Rory’s daddy, Paddy, then convinces his daughter they need to get out of town and it just so happens that Garth gave him his map and told him he was welcome to it. Rory chooses to give her father the benefit of the doubt, even though the man is a drunk and has spent his entire life living as a drifter. Instead of dumping the old coot in the nearest gutter, she’s happily traipsed along after him because golly, she is all he has!

Rory honey, in the 21st century we call this enabling.

So Rory and Paddy begin digging for gold, then Garth shows up madder than a wet hen since they stole his map. Naturally Rory makes excuses for Paddy, Garth drops his anger and the three join forces. Well almost, when Paddy isn’t drunk as a skunk, he’s laid up with consumption.

The character development is sketchy at best with the characters conveniently behaving as the weak plot dictates. Garth borders on loutish for the first 100 pages with his constant attempts to get Rory naked. Then he’s mad at her because she stole his map. She won’t tell him the truth for fear he’ll beat the tar out of her worthless father. Paddy behaves like a jackass most of the time, but conveniently discovers a conscience on occasion. One suspects the author wants the reader to like him; instead Rory comes off as too-stupid-to-live for enabling him for her entire adult life.

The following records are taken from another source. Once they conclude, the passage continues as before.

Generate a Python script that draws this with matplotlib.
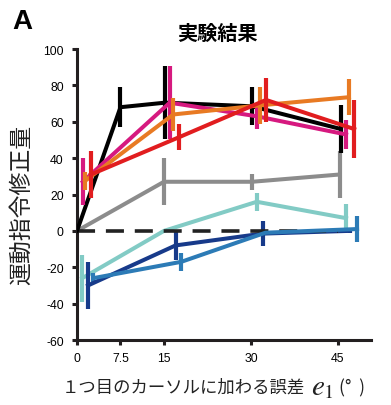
import matplotlib
matplotlib.use("Agg")
import matplotlib.pyplot as plt

plt.rcParams["font.family"] = ["Liberation Sans", "Noto Sans CJK JP", "DejaVu Sans"]
plt.rcParams["axes.unicode_minus"] = False
plt.rcParams["mathtext.fontset"] = "stix"

JP = ["Noto Sans CJK JP", "DejaVu Sans"]

# data (x slightly offset per series, as drawn)
black_x = [0, 7.5, 15.2, 30.2, 45.5]
black_y = [0, 68, 70.5, 68.5, 56]
black_err = [0, 11, 20, 10.5, 13]

magenta_x = [1.0, 16.0, 31.0, 46.4]
magenta_y = [27, 70.5, 63, 53]
magenta_err = [13, 20, 7, 8]

orange_x = [1.4, 16.6, 31.5, 46.9]
orange_y = [27.5, 64, 69, 73.5]
orange_err = [5, 9, 10, 10]

red_x = [2.4, 17.6, 32.6, 47.8]
red_y = [31, 51.5, 72, 56]
red_err = [13, 7, 12, 16]

gray_x = [0, 15.0, 30.2, 45.3]
gray_y = [0, 27, 27, 31]
gray_err = [0, 13, 4.5, 13]

teal_x = [0.9, 15.0, 31.0, 46.4]
teal_y = [-26, 0, 16, 7]
teal_err = [13, 0.5, 5, 8]

navy_x = [1.9, 17.0, 32.0, 47.0]
navy_y = [-30, -8, -1.5, 0]
navy_err = [13, 8, 7, 1]

blue_x = [2.8, 18.0, 32.5, 48.3]
blue_y = [-26, -17, -1, 1]
blue_err = [3, 5, 1, 7]

xticks = [0, 7.5, 15, 30, 45]
xtick_labels = ["0", "7.5", "15", "30", "45"]
yticks = [-60, -40, -20, 0, 20, 40, 60, 80, 100]

series = [
    (gray_x, gray_y, gray_err, "#8c8c8c"),
    (teal_x, teal_y, teal_err, "#82cbc5"),
    (navy_x, navy_y, navy_err, "#173a8a"),
    (blue_x, blue_y, blue_err, "#2c7bb6"),
    (black_x, black_y, black_err, "#000000"),
    (magenta_x, magenta_y, magenta_err, "#d6197f"),
    (orange_x, orange_y, orange_err, "#e87a23"),
    (red_x, red_y, red_err, "#e11d1f"),
]

fig = plt.figure(figsize=(3.91, 4.06), dpi=100)
ax = fig.add_axes([77 / 391, 1 - 341 / 406, (371 - 77) / 391, (341 - 50) / 406])

for i, (x, y, e, c) in enumerate(series):
    ax.errorbar(x, y, yerr=e, color=c, lw=2.9, elinewidth=3.0, capsize=0,
                zorder=3 + i * 0.1)
    if i == 3:
        # zero reference line sits above the blue series
        ax.plot([0, 45], [0, 0], color="#222222", lw=2.6, dashes=(5, 3),
                zorder=3.35)

ax.set_xlim(0, 50.7)
ax.set_ylim(-60, 100)
ax.set_xticks(xticks)
ax.set_xticklabels(xtick_labels)
ax.set_yticks(yticks)
for s in ("top", "right"):
    ax.spines[s].set_visible(False)
for s in ("left", "bottom"):
    ax.spines[s].set_linewidth(2.2)
    ax.spines[s].set_color("#231f20")
ax.tick_params(direction="out", length=3.5, width=2.2, color="#231f20",
               labelsize=8.8, pad=5)
ax.tick_params(axis="y", pad=6)

fig.text(12 / 391, 1 - 22 / 406, "A", fontsize=20, fontweight="bold",
         va="center", ha="left")
fig.text(217 / 391, 1 - 33 / 406, "実験結果", fontsize=14.5, fontweight="bold",
         ha="center", va="center", family=JP)
fig.text(21 / 391, 1 - 205 / 406, "運動指令修正量", fontsize=16.5,
         rotation=90, ha="center", va="center", family=JP, color="#222222")
fig.text(62 / 391, 1 - 388 / 406, "１つ目のカーソルに加わる誤差",
         fontsize=12.5, ha="left", va="center", family=JP, color="#222222")
fig.text(311 / 391, 1 - 387 / 406, "$e_1$", fontsize=21, ha="left",
         va="center", color="#222222")
fig.text(339 / 391, 1 - 388 / 406, "(°  )", fontsize=12.5, ha="left",
         va="center", family=JP, color="#222222")

fig.savefig("out.png", dpi=100)
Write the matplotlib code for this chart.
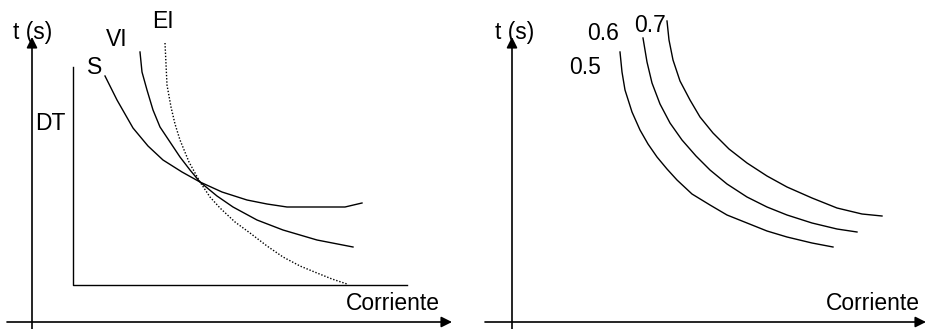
import matplotlib
matplotlib.use("Agg")
import matplotlib.pyplot as plt

plt.rcParams['font.family'] = ['Liberation Sans', 'DejaVu Sans']

# ---- Left panel: curve types (current vs time, arbitrary units) ----
s_current = [73, 85, 101, 116, 131, 150, 168, 190, 215, 235, 255, 285, 313, 330]
s_time = [246, 222, 194, 176, 162, 150, 140, 130, 122, 118, 115, 115, 115, 119]

vi_current = [108, 110, 115, 121, 128, 138, 148, 158, 168, 185, 201, 225, 251, 285, 321]
vi_time = [270, 250, 232, 212, 195, 180, 165, 152, 140, 126, 115, 102, 92, 82, 75]

ei_current = [133, 134, 135, 139, 143, 148, 157, 168, 178, 188, 203, 218, 235, 251, 268, 285, 300, 315]
ei_time = [279, 258, 237, 215, 198, 182, 160, 140, 125, 114, 100, 89, 76, 65, 56, 49, 43, 38]

dt_current = [41, 41, 375]
dt_time = [255, 37, 37]

left_labels = ["S", "VI", "EI", "DT"]

# ---- Right panel: time dial settings ----
dial_labels = ["0.5", "0.6", "0.7"]
c05_current = [108, 110, 113, 120, 128, 136, 145, 155, 165, 180, 198, 215, 235, 255, 275, 300, 321]
c05_time = [270, 250, 232, 210, 192, 178, 165, 153, 142, 128, 117, 107, 99, 91, 85, 79, 75]
c06_current = [131, 135, 140, 148, 158, 170, 184, 198, 215, 235, 255, 275, 300, 325, 345]
c06_time = [284, 260, 239, 218, 199, 182, 166, 152, 138, 125, 115, 107, 99, 93, 90]
c07_current = [155, 157, 161, 168, 178, 188, 201, 217, 235, 255, 275, 300, 325, 350, 370]
c07_time = [301, 282, 262, 241, 222, 205, 189, 173, 159, 146, 135, 124, 114, 108, 106]

axis_x_label = "Corriente"
axis_y_label = "t (s)"

fig = plt.figure(figsize=(9.26, 3.29), dpi=100)
ax1 = fig.add_axes([0, 0, 0.5, 1])
ax2 = fig.add_axes([0.5, 0, 0.5, 1])

FS = 16.5
lw = 1.0

def draw_axes(ax, x0, x1):
    ax.annotate('', xy=(x1, 0), xytext=(x0, 0),
                arrowprops=dict(arrowstyle='-|>', color='black', lw=1.2,
                                mutation_scale=16, shrinkA=0, shrinkB=0))
    ax.annotate('', xy=(0, 285), xytext=(0, -8),
                arrowprops=dict(arrowstyle='-|>', color='black', lw=1.2,
                                mutation_scale=16, shrinkA=0, shrinkB=0))

# Left
ax1.set_xlim(-32, 431)
ax1.set_ylim(-7, 322)
ax1.axis('off')
draw_axes(ax1, -25, 420)
ax1.plot(dt_current, dt_time, color='black', lw=lw)
ax1.plot(s_current, s_time, color='black', lw=lw)
ax1.plot(vi_current, vi_time, color='black', lw=lw)
ax1.plot(ei_current, ei_time, color='black', lw=lw, linestyle=(0, (1, 1.3)))
ax1.text(-19, 290, axis_y_label, fontsize=FS, ha='left', va='center')
ax1.text(63, 254, left_labels[0], fontsize=FS, ha='center', va='center')
ax1.text(85, 283, left_labels[1], fontsize=FS, ha='center', va='center')
ax1.text(131, 301, left_labels[2], fontsize=FS, ha='center', va='center')
ax1.text(18, 199, left_labels[3], fontsize=FS, ha='center', va='center')
ax1.text(408, 19, axis_x_label, fontsize=FS, ha='right', va='center')

# Right
ax2.set_xlim(-49, 414)
ax2.set_ylim(-7, 322)
ax2.axis('off')
draw_axes(ax2, -27, 414)
ax2.plot(c05_current, c05_time, color='black', lw=lw)
ax2.plot(c06_current, c06_time, color='black', lw=lw)
ax2.plot(c07_current, c07_time, color='black', lw=lw)
ax2.text(-17, 290, axis_y_label, fontsize=FS, ha='left', va='center')
ax2.text(73, 255, dial_labels[0], fontsize=FS, ha='center', va='center')
ax2.text(91, 289, dial_labels[1], fontsize=FS, ha='center', va='center')
ax2.text(138, 297, dial_labels[2], fontsize=FS, ha='center', va='center')
ax2.text(408, 19, axis_x_label, fontsize=FS, ha='right', va='center')

fig.savefig("out.png", dpi=100)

The writing style is all tell and no show, and makes for a very bumpy first half. As the story wears on it becomes more readable, but given that these characters are straight out of central casting it’s hard to muster up much enthusiasm for the story. Garth’s brothers, Clay and Colt, do make appearances later in the story, so fans of the earlier Fraser titles will likely derive some pleasure from this installment. However by this point, with the story continuing to drag on through weak conflict, cardboard characterizations, and Paddy’s annoying habit of staying alive, this reviewer was glad to finally see the epilogue.